April 2, 2005
Knowledge of Communication with Federal Official for Obstruction of Jutice
The Third Circuit issued an opinion in United States v. Guadalupe (here) on the issue of whether must prove the existence or imminency of a federal investigation for a defendant charged with obstruction of justice under 18 U.S.C. Sec. 1512(b)(3) ("corruptly persuading"). The defendant was the deputy warden at a Pennsylvania state prison (Curran Fromhold Correctional Facility --CFCF) when two prison guards severely beat a prisoner. Lieutenant Burnette saw the beating, and Guadalupe persuaded her not to report the beating by the two guards because "they can't burn . . . they're my boys, my homies." The lieutenant provided a false report, but eventually disclosed the truth. Guadalupe was was charged with obstruction (the two guards were charged and convicted for civil rights violations (18 U.S.C. Sec 242) and argued for reversal on the ground that he did not intend to obstruct a federal investigation, only a state investigation by the prison authorities. In fact, there was no pending (or imminent) federal investigation at the time of the corrupt persuasion of Lieutenant Burnette. The Third Circuit held, however, that a defendant did not have specifically intend to impede a federal investigation, only that that corrupt persuasion is likely to interfere with a federal investigation.
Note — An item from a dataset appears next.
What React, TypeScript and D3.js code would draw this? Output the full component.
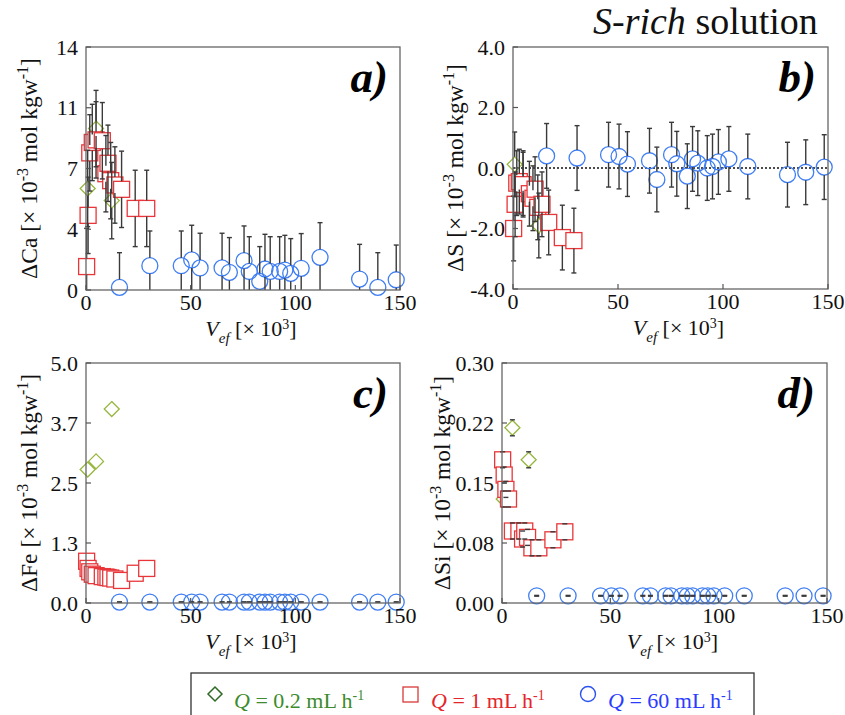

We hold that it was reasonable for the jury to infer that Guadalupe attempted to corruptly persuade Burnette "with intent to . . . prevent the communication by [Burnette] to a law enforcement officer . . . of the United States of information relating to the commission or possible commission of a Federal offense." 18 U.S.C. § 1512(b)(3). Although the government did not prove that Guadalupe had actual knowledge of the federal nature of the offense or that Burnette’s information might ultimately be communicated to officers who happen to be federal, this knowledge can be inferred by virtue of Guadalupe’s position as a veteran top executive of CFCF with extensive knowledge of how investigations of the sort involved here proceed (including that federal authorities typically become involved).
The issue of what constitutes "corruptly" under the statute will be decided by the Supreme Court this term in the Arthur Andersen case. This decision highlights another circuit split, with the Fifth Circuit taking a different approach to the intent issue regarding the federal investigation in United States v. Causey, 185 F.3d 407 (5th Cir. 1999). (ph)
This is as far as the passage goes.